Thursday, April 2, 2009

A Vampire Romance

Because I'm going to teach high school English at a girls' school next year, I thought it was about time I read "what the kids are reading": Twilight. The books aren't literary or well-written, so I'd like to blame my week-long voracious reading marathon on my interest in my future students' reading habits. But I just can't. I'm hooked on a story that, for all its lack of literary nuance, presents a powerful metaphor for the dynamics of a serious relationship and the draw of physical intimacy.

The Twilight novels, Stephanie Meyer's contribution to the over-crowded world of melodramatic teenage fiction, are the chronicle of the romance between human girl Bella Swan and her vampire lover/fiance/husband Edward Cullen. Cullen is a member of a vampire coven which has decided to abstain from human blood. His physical self-control is put to the limit when he meets Bella, whose blood proves an almost irresistible temptation for him. He craves her and that draws Bella to him. When she figures out his secret they work to make a tenuous and impossible relationship work, together.

The closer the two get, the more intense the physical demands of their relationship become. The normal teenaged struggle between hormones and virtue gets dramatically amplified into an intense, visceral struggle between their physical needs and Edward's desire not to kill the woman he loves. The author slowly, and in pain-staking detail, describes every instance of the tension between the lovers.

At the risk of being crass, I have to hand it to Ms. Meyer: she got it exactly right. The deep, difficult, often impossible-seeming task of controlling oneself in a physical relationship with the love of ones life. To read her novels, for all of their flaws, is a visceral experience. She knows... everything. The way my pulse quickens when Adam comes into the room. How my body shivers when he rubs my back. It's all just, well, right.

And, for me, the analogy between beautiful, perfect Edward Cullen and self-conscious, clumsy Bella Swan and the two of us seems refreshingly close to reality. While Adam has no deep secrets, he does share with the vampiric lover an impressive ability to do just about anything he tries. And I, like Bella, sometimes look at Adam and wonder, "How can someone that wonderful, that perfect, really be in love with me?" That's a question Bella spends the better part of the third novel learning how to answer: he just does. As impossible as it seems, love with a perfect vampire--or with an almost-perfect human fiance--can, and is reciprocated. And I suppose it is a healthy reminder for me that, in the novel, Edward constantly wonders the same thing. Adam's look of wonder into my eyes reminds me sometimes that he considers himself as lucky as I do.

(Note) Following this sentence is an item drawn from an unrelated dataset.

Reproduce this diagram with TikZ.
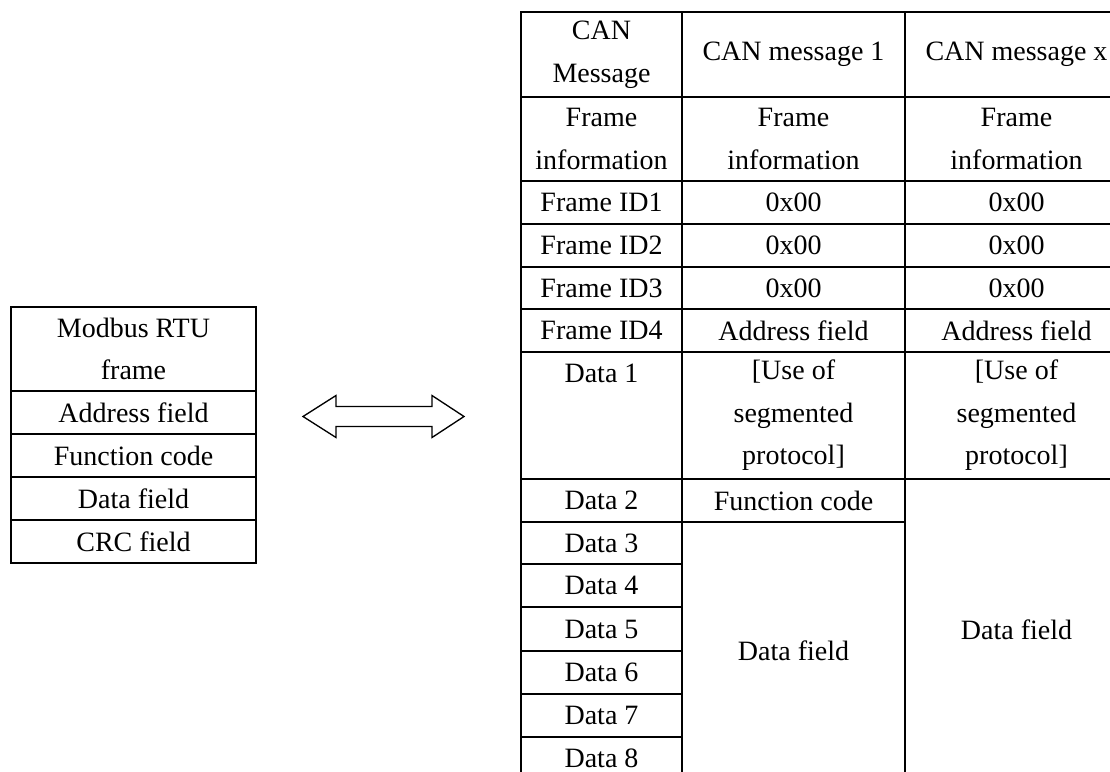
\documentclass[tikz,border=0pt]{standalone}
\usepackage{fontspec}
\setmainfont{Liberation Serif}
\begin{document}
\begin{tikzpicture}[x=0.75pt,y=-0.75pt,
  cell/.style={draw, line width=1pt, inner sep=0pt, align=center,
    font=\fontsize{21pt}{31.9pt}\selectfont},
  lbl/.style={inner sep=0pt, align=center, font=\fontsize{21pt}{31.9pt}\selectfont},
  w0/.style={minimum width=120.75pt},
  w1/.style={minimum width=167.25pt},
  wl/.style={minimum width=183.75pt},
  h2/.style={minimum height=63pt},
  h1/.style={minimum height=32.25pt},
  fat/.style={draw, line width=1pt, line join=miter}]
\useasboundingbox (0,0) rectangle (1110,771);
\clip (0,0) rectangle (1110,771);

% ---- Modbus RTU frame ----
\node[cell, wl, h2] (mhead) at (133.5,349) {Modbus RTU\\frame};
\node[cell, wl, h1] (maddr) at (133.5,412.5) {Address field};
\node[cell, wl, h1] (mfunc) at (133.5,455.5) {Function code};
\node[cell, wl, h1] (mdata) at (133.5,498.5) {Data field};
\node[cell, wl, h1] (mcrc)  at (133.5,541.5) {CRC field};

% ---- two-way conversion arrow ----
\draw[fat] (303,416.5) -- (336,395.5) -- (336,406.5) -- (432,406.5) -- (432,395.5)
  -- (464,416.5) -- (432,437.5) -- (432,426.5) -- (336,426.5) -- (336,437.5) -- cycle;

% ---- CAN messages: first column ----
\node[cell, w0, minimum height=63.75pt] (chead) at (601.5,54.5) {CAN\\Message};
\node[cell, w0, h2] (cinfo) at (601.5,139) {Frame\\information};
\node[cell, w0, h1] (cid1) at (601.5,202.5) {Frame ID1};
\node[cell, w0, h1] (cid2) at (601.5,245.5) {Frame ID2};
\node[cell, w0, minimum height=31.5pt] (cid3) at (601.5,288) {Frame ID3};
\node[cell, w0, h1] (cid4) at (601.5,330.5) {Frame ID4};
\node[cell, w0, minimum height=95.25pt] (cd1) at (601.5,415.5) {};
\node[lbl] (cd1t) at (601.5,373.5) {Data 1};
\node[cell, w0, h1] (cd2) at (601.5,500.5) {Data 2};
\node[cell, w0, minimum height=31.5pt] (cd3) at (601.5,543) {Data 3};
\node[cell, w0, h1] (cd4) at (601.5,585.5) {Data 4};
\node[cell, w0, minimum height=33pt] (cd5) at (601.5,629) {Data 5};
\node[cell, w0, h1] (cd6) at (601.5,672.5) {Data 6};
\node[cell, w0, h1] (cd7) at (601.5,715.5) {Data 7};
\node[cell, w0, h1] (cd8) at (601.5,758.5) {Data 8};

% ---- CAN message 1 ----
\node[cell, w1, minimum height=63.75pt] (ahead) at (793.5,54.5) {CAN message 1};
\node[cell, w1, h2] (ainfo) at (793.5,139) {Frame\\information};
\node[cell, w1, h1] (aid1) at (793.5,202.5) {0x00};
\node[cell, w1, h1] (aid2) at (793.5,245.5) {0x00};
\node[cell, w1, minimum height=31.5pt] (aid3) at (793.5,288) {0x00};
\node[cell, w1, h1] (aaddr) at (793.5,330.5) {Address field};
\node[cell, w1, minimum height=95.25pt] (aseg) at (793.5,415.5) {[Use of\\segmented\\protocol]};
\node[cell, w1, h1] (afunc) at (793.5,500.5) {Function code};
\node[cell, w1, minimum height=193.5pt] (adata) at (793.5,651) {Data field};

% ---- CAN message x ----
\node[cell, w1, minimum height=63.75pt] (xhead) at (1016.5,54.5) {CAN message x};
\node[cell, w1, h2] (xinfo) at (1016.5,139) {Frame\\information};
\node[cell, w1, h1] (xid1) at (1016.5,202.5) {0x00};
\node[cell, w1, h1] (xid2) at (1016.5,245.5) {0x00};
\node[cell, w1, minimum height=31.5pt] (xid3) at (1016.5,288) {0x00};
\node[cell, w1, h1] (xaddr) at (1016.5,330.5) {Address field};
\node[cell, w1, minimum height=95.25pt] (xseg) at (1016.5,415.5) {[Use of\\segmented\\protocol]};
\node[cell, w1, minimum height=225.75pt] (xdata) at (1016.5,629.5) {Data field};
\end{tikzpicture}
\end{document}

All in all, the Twilight series has been a delightful diversion from the heavy reading I normally seek out. Sure, I could never suggest to a teenaged girl that she read the novels without some serious explanations of the physical and emotional metaphors in the novel. But for me, a twenty-three-year-old engaged woman, the novels have proved an escapist foray into some of the ideas I ought to have spent more time thinking about. Maybe fiction for teens isn't quite as dreadful as I'd always imagined.

1 comment:

  1. What a lovely post. I certainly do consider myself lucky. Now I feel bad for giving you a hard time for writing instead of talking to me.